With the British Prime Minister David Cameron raising cyber-security issue with Chinese authorities during his recent visit to China, the two countries could set an example for other countries.
Guardian has reported that Cameron asked Li Keqiang, the Chinese premier, to agree to a formal dialogue on cyber security. Li said Beijing was prepared to discuss the issue.
The issue assumes importance for both the countries. In Britain, a Commons committee had earlier raised concerns about Britain's decision to license £600m in cryptographic equipment to Chinese companies.
Interestingly, the observations of Commons committee are similar to that of the Indian intelligence agencies. The Commons committee had noted that “China is a one-party state, where there is no clear boundary between the Communist party and the private sector. It would seem highly likely that there is a real risk that some cryptographic exports that may be going into the private sector initially end up being utilised by security services in China."
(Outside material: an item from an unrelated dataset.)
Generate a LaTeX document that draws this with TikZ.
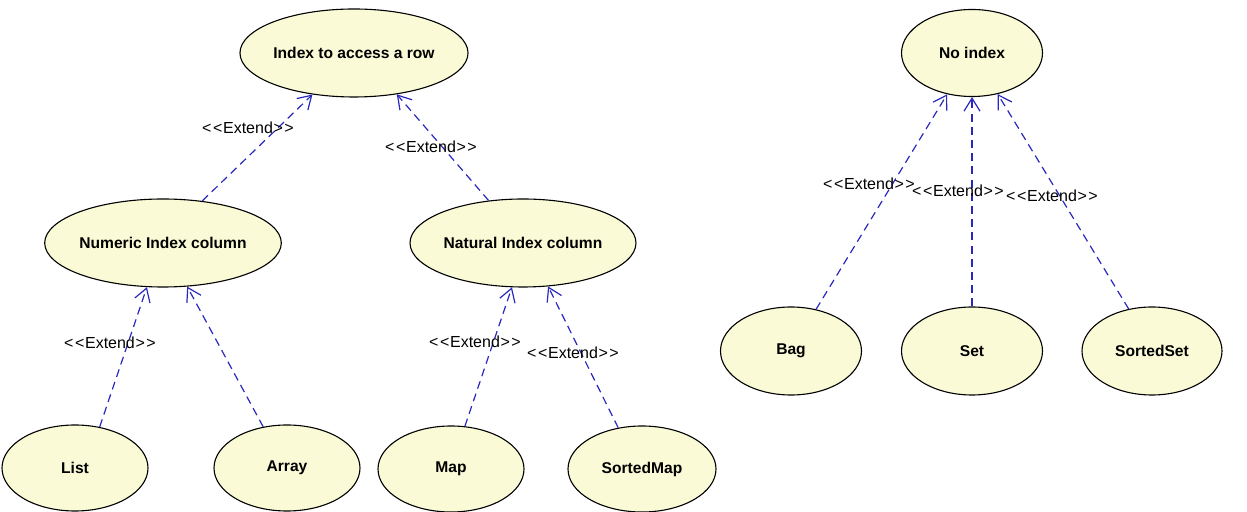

Indian intelligence agencies have gone one step ahead and have said that Chinese major Huawei is controlled by people who have close links with PLA.
Guardian reports that Cameron raised the issue of cyber-security during a formal plenary session with his counterpart in Beijing. The prime minister said in Shanghai: "I think that a proper cyber-dialogue between countries is necessary and I have raised this with the Chinese leadership, that we need to properly discuss these issues. It is an issue of mutual concern and one that we should be discussing."
Cameron asked Li to agree to a more structured dialogue on cyber-security along the lines of three other areas, economic and financial, people to people and human rights.
If the dialogue between the two countries moves in the right direction, it will set an example for other countries and help in protecting privacy of people and of course, national security of a country.